Il senso della vita monastica
Questo libro si rivolge innanzitutto ai monaci. Vorrebbe semplicemente mostrare loro che la vocazione che hanno nella chiesa non è, e non è mai stata, una vocazione particolare. La vocazione del monaco non è altro che la vocazione del battezzato, ma vissuta nella dimensione, si potrebbe dire, della massima urgenza.
Chiunque si sia “rivestito di Cristo” (cf. Gal 3,27) si è sentito chiamato a cercare Dio, ma il monaco è colui per il quale questa chiamata è divenuta così pressante che la risposta non può essere rimandata a domani. Egli non attende che passi la scena di questo mondo per poter contemplare colui che dimora al di là, ma gli va incontro e, per incontrarlo già fin d’ora, abbandona tutto quello che fa parte di questo mondo.
Ciò significa che questo libro si indirizza anche, e nel contempo, a ogni cristiano. Se è vero che l’invito: “Voi dunque siate perfetti, come è perfetto il Padre vostro celeste” (Mt 5,48) riguarda, in qualche modo, chiunque voglia essere figlio di Dio, si può rovesciare l’affermazione fatta sopra.
In ogni vocazione cristiana vi è il germe di una vocazione monastica che può svilupparsi in misura più o meno grande, e il suo stesso sviluppo può assumere molte forme diverse. Ora, il fatto è che non si può soffocare questo germe senza che con esso venga meno anche il principio della vita in Gesù Cristo. Infatti, non si può essere figli di Dio senza intendere nel più profondo del cuore, come Ignazio di Antiochia, la voce che grida: “Vieni al Padre” ed essere pronti a rispondere con una consegna totale di sé.
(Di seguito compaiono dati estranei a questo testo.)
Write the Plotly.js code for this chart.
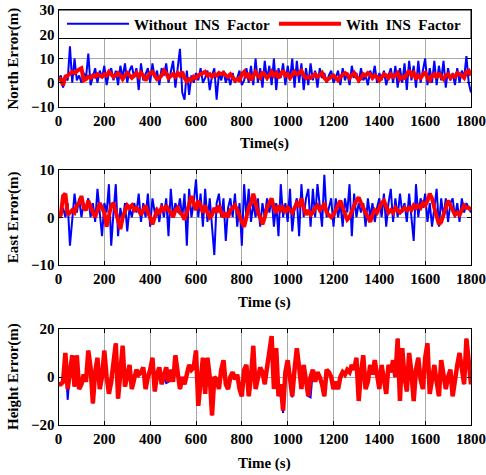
<!DOCTYPE html>
<html>
<head>
<meta charset="utf-8">
<script src="https://cdn.plot.ly/plotly-3.0.1.min.js"></script>
<style>html,body{margin:0;padding:0;background:#fff;}#chart{width:486px;height:475px;}</style>
</head>
<body>
<div id="chart"></div>
<script>
// ---- data (sampled every 10 s, 0..1800 s) ----
const sampleStep = 10;
const xTickVals = [0, 200, 400, 600, 800, 1000, 1200, 1400, 1600, 1800];
const xTickText = ['0', '200', '400', '600', '800', '1000', '1200', '1400', '1600', '1800'];
const seriesNames = ['Without  INS  Factor', 'With  INS  Factor'];
const yLabels = ['North Error(m)', 'East Error(m)', 'Height Error(m)'];
const xLabels = ['Time(s)', 'Time (s)', 'Time (s)'];

const northWithout = [1,3,-2,2,1,15,0,10,1,3,0,4,2,12,-1,2,6,0,5,2,
 7,-1,4,6,1,5,-1,7,2,8,0,5,7,2,6,-3,8,1,4,6,
 0,8,2,5,-1,6,3,8,0,4,9,-2,5,14,-4,-7,5,-5,3,0,
 4,1,6,0,2,5,-3,3,6,-7,4,1,5,0,3,-1,4,0,2,5,
 -1,1,6,0,7,-1,10,0,6,-2,9,1,7,-1,10,-3,6,2,8,-1,
 7,1,10,-2,9,0,8,-3,6,-1,8,1,5,-2,6,2,4,0,3,5,
 0,2,5,-1,6,1,4,-1,7,2,4,0,6,1,3,-1,5,2,7,0,
 4,1,5,-1,3,6,0,7,-2,6,0,8,-3,9,1,7,-2,9,0,5,
 10,-1,6,0,9,-1,7,1,9,-2,6,1,4,-1,6,0,5,2,11,0,-4];
const northWith = [2,1.5,-1,2.5,3,4,4.5,4,5,5.5,6,1,1.5,2.5,2,3,2.5,3.5,3,2.5,
 3.5,3,4.5,3.5,2.5,3,4,3,1.5,3,4,3,2,3,4,2.5,4,3,1,2.5,
 4,4.5,3,1.5,2,3,5,4,2,3,3.5,2.5,4,3,4.5,2,0.5,1.5,1,2.5,
 2,3,3.5,4,4.5,3,3.5,2.5,3.5,3,4,3.5,4,3,2.5,3.5,2,1,1.5,1,
 3.5,4.5,2,4,1,2.5,4.5,3,2,4.5,3,2,3,4.5,3,4,2,3.5,5,3,
 3.5,2,3,4.5,3.5,4,5,3,2,2.5,2,3,3.5,2.5,3,4,2,1,2,2.5,
 3,2,1,2.5,3.5,4,3.5,2,3,4,2.5,1,2,3.5,3,4,3.5,2,3,2.5,
 1,2.5,3.5,3,2,3.5,2.5,3,4,1.5,2.5,2,3.5,5,3,4,1.5,3,2,3.5,
 4.5,2,1,3,3.5,2,4,2.5,1.5,3,3.5,2,3,2.5,4,3.5,3,2,4.5,5,3];

const eastWithout = [0,1,2,0,3,-6,0,5,1,4,0,3,2,4,0,3,-1,6,1,-4,
 3,1,7,-6,1,7,-4,2,-1,3,-3,2,0,3,1,5,-1,3,0,5,
 -2,4,1,2,-1,3,0,4,-4,6,0,3,1,4,0,5,-6,6,0,3,
 8,0,5,-2,6,-1,4,-3,-8,3,5,0,4,-5,2,4,0,5,-2,3,
 -6,7,0,6,-1,3,0,4,-2,3,0,4,1,4,-2,3,-4,7,0,3,
 -1,6,-3,2,4,-4,7,0,4,6,-2,6,0,7,3,-2,9,0,2,4,
 -2,4,0,3,-2,4,1,7,-4,5,0,3,1,3,-2,4,0,3,-1,2,
 4,0,5,-2,3,6,-1,4,0,5,1,3,-1,5,0,-5,7,0,4,2,
 5,-1,3,-2,2,6,-2,4,0,4,-1,3,4,0,3,-1,4,1,3,2,1];
const eastWith = [0,0.5,4.5,5,0.5,1,1.5,1,2.5,3,4.5,2,1.5,3.5,2,1,0,1.5,3,2,
 1,-2,0,2.5,3,1,-1,-2.5,0,1.5,2.5,2,2.5,1.5,2,1.5,0.5,1.5,2.5,1,
 0,-1.5,0,1.5,1,2,1.5,2.5,1.5,1,0,1.5,2,1,0.5,-0.5,1,3,4.5,3,
 1.5,3.5,2.5,1,2.5,1,0,0.5,2,1,2.5,1,0,1,0,1.5,2,2.5,1.5,0,
 -1,-2,0,2,3,5,3,1,0,-1.5,0,2,3,4,2,1,2.5,1.5,2,1,
 2,1.5,1,2,3,2.5,4,2,0.5,1.5,0.5,1,2,2.5,1.5,2,3,1,0.5,0,
 0.5,1.5,2.5,3.5,2,0.5,-0.5,0,1.5,2.5,3.5,4.2,3,2,1,0,-1,0.5,1.5,1,
 2,3,3.5,2,1,1.5,1,2,1.5,1,1.5,2,1.5,2,1.5,2.5,2,2.5,2,3,
 2.5,3.5,5,4,2,0,-1.5,-1,0.5,2,3.5,2.5,1.5,0.5,1,0.5,1.5,2.5,2,2,1.5];

const heightWith = [-3,-3,-2,10,-5,3,9,-4,9,-5,-3,1,-2,11,4,-11,2,8,-5,0,
 11,0,-7,-2,8,14,-9,5,13,-4,0,5,-5,0,3,1,2,4,-5,0,
 3,8,-6,1,4,-3,0,4,-2,3,-2,9,2,-5,0,-3,1,5,3,4,
 11,-12,-2,8,-7,8,0,-16,0,-1,-5,3,7,-3,-5,0,2,-1,1,-5,
 -8,3,5,-8,0,13,-5,0,4,2,-3,4,10,17,-5,12,-8,-3,-14,2,
 7,-1,-8,3,12,4,-5,5,-1,-8,0,3,-2,2,0,-3,-8,3,2,0,
 -5,-2,-5,0,2,1,3,2,5,3,8,-10,2,9,-5,-2,5,1,7,0,
 -5,5,-2,-7,5,2,7,0,16,-10,12,0,-6,10,2,-10,3,8,-1,-5,
 8,14,-7,0,5,-2,-8,7,1,-5,0,3,-8,0,5,10,2,-3,16,8,-3];
const heightWithout = [-3,-3,-2,10,-9.5,3,9,-4,9,-5,-3,1,-2,11,4,-11,2,8,-5,0,
 11,0,-7,-2,8,14,-9,5,13,-4,0,5,-5,0,3,1,2,4,-5,0,
 3,8,-6,1,4,-3,0,-2.5,-2,3,-2,9,2,-5,0,-3,1,5,3,4,
 11,-12,-2,8,-7,8,0,-16,0,-1,-5,3,7,-3,-5,0,2,-1,1,-5,
 -8,3,5,-8,0,13,-5,0,4,2,-3,4,10,17,-5,12,-8,-3,-15,2,
 7,-1,-8.5,3,12,4,-5,5,-1,-8,-8.5,3,-2,2,0,-3,-8,3,2,0,
 -5,-2,-5,0,2,1,3,2,5,3,8,-10,2,9,-5,-2,5,1,7,0,
 -5,5,-2,-7,5,2,7,0,16,-10,12,0,-6,10,2,-10,3,8,-1,-5,
 8,14,-7,0,5,-2,-8,7,1,-5,0,3,-8,0,5,10,2,-3,16,8,-3];

const times = northWithout.map((_, i) => i * sampleStep);

// ---- styles ----
const FONT = 'Liberation Serif, Times New Roman, serif';
const blue = '#0000ff', red = '#ff0000';

const traces = [
  {x: times, y: northWithout, xaxis: 'x', yaxis: 'y', name: seriesNames[0], legend: 'legend', type: 'scatter', mode: 'lines', line: {color: blue, width: 2}},
  {x: times, y: northWith, xaxis: 'x', yaxis: 'y', name: seriesNames[1], legend: 'legend2', type: 'scatter', mode: 'lines', line: {color: red, width: 4}},
  {x: times, y: eastWithout, xaxis: 'x2', yaxis: 'y2', name: seriesNames[0], showlegend: false, type: 'scatter', mode: 'lines', line: {color: blue, width: 2}},
  {x: times, y: eastWith, xaxis: 'x2', yaxis: 'y2', name: seriesNames[1], showlegend: false, type: 'scatter', mode: 'lines', line: {color: red, width: 4}},
  {x: times, y: heightWithout, xaxis: 'x3', yaxis: 'y3', name: seriesNames[0], showlegend: false, type: 'scatter', mode: 'lines', line: {color: blue, width: 2}},
  {x: times, y: heightWith, xaxis: 'x3', yaxis: 'y3', name: seriesNames[1], showlegend: false, type: 'scatter', mode: 'lines', line: {color: red, width: 4.5}}
];

const W = 486, H = 475;
const xDom = [58.5 / W, 471 / W];
const yDoms = [[1 - 107 / H, 1 - 10 / H], [1 - 264.5 / H, 1 - 170 / H], [1 - 425 / H, 1 - 329 / H]];
const yRanges = [[-10, 30], [-10, 10], [-20, 20]];
const yTicks = [[-10, 0, 10, 20, 30], [-10, 0, 10], [-20, 0, 20]];

const tickFont = {family: FONT, size: 15, color: '#000', weight: 'bold'};
function xAxis(i) {
  return {domain: xDom, anchor: 'y' + (i ? i + 1 : ''), range: [0, 1800], tickvals: xTickVals, ticktext: xTickText,
    ticks: 'inside', ticklen: 4, tickcolor: '#000', showline: true, linecolor: '#000', linewidth: 1, mirror: 'ticks',
    showgrid: true, gridcolor: '#a8a8a8', gridwidth: 1, zeroline: false, tickfont: tickFont, fixedrange: true};
}
function yAxis(i) {
  return {domain: yDoms[i], anchor: 'x' + (i ? i + 1 : ''), range: yRanges[i], tickvals: yTicks[i],
    ticks: 'inside', ticklen: 4, tickcolor: '#000', showline: true, linecolor: '#000', linewidth: 1, mirror: 'ticks',
    showgrid: true, gridcolor: '#a8a8a8', gridwidth: 1, zeroline: false, tickfont: tickFont, fixedrange: true};
}

const annotations = [];
const titleFont = {family: FONT, size: 15, color: '#000', weight: 'bold'};
const xTitleY = [143, 302, 463];
for (let i = 0; i < 3; i++) {
  annotations.push({text: xLabels[i], xref: 'paper', yref: 'paper', x: (xDom[0] + xDom[1]) / 2, y: 1 - xTitleY[i] / H,
    xanchor: 'center', yanchor: 'middle', showarrow: false, font: titleFont});
  annotations.push({text: yLabels[i], xref: 'paper', yref: 'paper', x: 13 / W, y: (yDoms[i][0] + yDoms[i][1]) / 2,
    xanchor: 'center', yanchor: 'middle', textangle: -90, showarrow: false, font: titleFont});
}

function legendAt(px) {
  return {orientation: 'h', x: px / W, y: 1 - 24 / H, xanchor: 'left', yanchor: 'middle',
    bgcolor: 'rgba(0,0,0,0)', borderwidth: 0, font: {family: FONT, size: 15, color: '#000', weight: 'bold'},
    itemwidth: 62};
}

const layout = {
  width: W, height: H,
  margin: {l: 0, r: 0, t: 0, b: 0},
  paper_bgcolor: '#fff', plot_bgcolor: '#fff',
  font: {family: FONT, color: '#000'},
  xaxis: xAxis(0), xaxis2: xAxis(1), xaxis3: xAxis(2),
  yaxis: yAxis(0), yaxis2: yAxis(1), yaxis3: yAxis(2),
  showlegend: true,
  legend: legendAt(62),
  legend2: legendAt(274),
  shapes: [{type: 'rect', xref: 'paper', yref: 'paper', x0: xDom[0], x1: xDom[1], y0: 1 - 38.5 / H, y1: yDoms[0][1],
    fillcolor: '#fff', line: {color: '#000', width: 1}, layer: 'above'}],
  annotations: annotations
};

Plotly.newPlot('chart', traces, layout, {displayModeBar: false, staticPlot: true});
</script>
</body>
</html>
“Cercare Dio”, cercarlo come si cerca una persona, come la persona per eccellenza, e non solo come il “tu” sul quale riversare tutto il nostro amore, ma come l’“io” che si è rivolto a noi per primo, colui la cui Parola d’amore rivolta al nulla ci ha tratti dal nulla una prima volta, e rivolta al nostro peccato ci trae fuori dal nulla una seconda volta: essere monaco non è nient’altro che questo. Essere monaco significa dunque semplicemente essere cristiano, integralmente. E in questa prospettiva il cristiano è un uomo restituito dalla parola del vangelo alla vocazione che la Parola creatrice gli aveva assegnato: rispondere alla parola dell’agape con la parola della fede, per incontrare alla fine Dio, faccia a faccia. Commentando il Cantico dei Cantici, Origene afferma che la chiesa, nell’antica alleanza, aveva soltanto potuto ascoltare la voce dello Sposo, mentre nella nuova alleanza le viene offerta la visione del suo volto. E aggiunge che il divenire della vita cristiana consiste essenzialmente in questo passaggio. Il monaco è colui che non si limita ad accettarlo passivamente, con una certa inerzia, cedendo alla grazia quasi controvoglia. È colui che risponde con tutto il cuore alla chiamata nella quale egli ha compreso che Dio si coinvolge con tutto se stesso. È uno di quei violenti che non lasciano che il regno di Dio si abbatta su di loro quasi all’improvviso, ma che se ne impadroniscono in anticipo. Per questo egli ha rischiato il tutto per tutto, si è tagliato i ponti alle spalle. All’uomo che crede che la vita consista nell’“avere” può sembrare che il monaco abbia acconsentito ad una rinuncia mortale, o addirittura ne abbia preso l’iniziativa. Ma a chi sa che “essere” è più importante di “avere”, e che l’essere che vale non è quello che passa ma quello che rimane, il monaco appare come l’unico vero esperto in umanità. Perché l’uomo non nasce che dalla parola di Dio, e sarà completamente se stesso solo nel giorno in cui, liberato dal nulla che lo paralizza, consegnato alla Parola che lo genera, potrà finalmente scoprire il Volto che gli prometteva di esistere promettendogli la propria immagine.
L. Bouyer, Il senso della vita monastica, Qiqaion 2014, 15-17.47.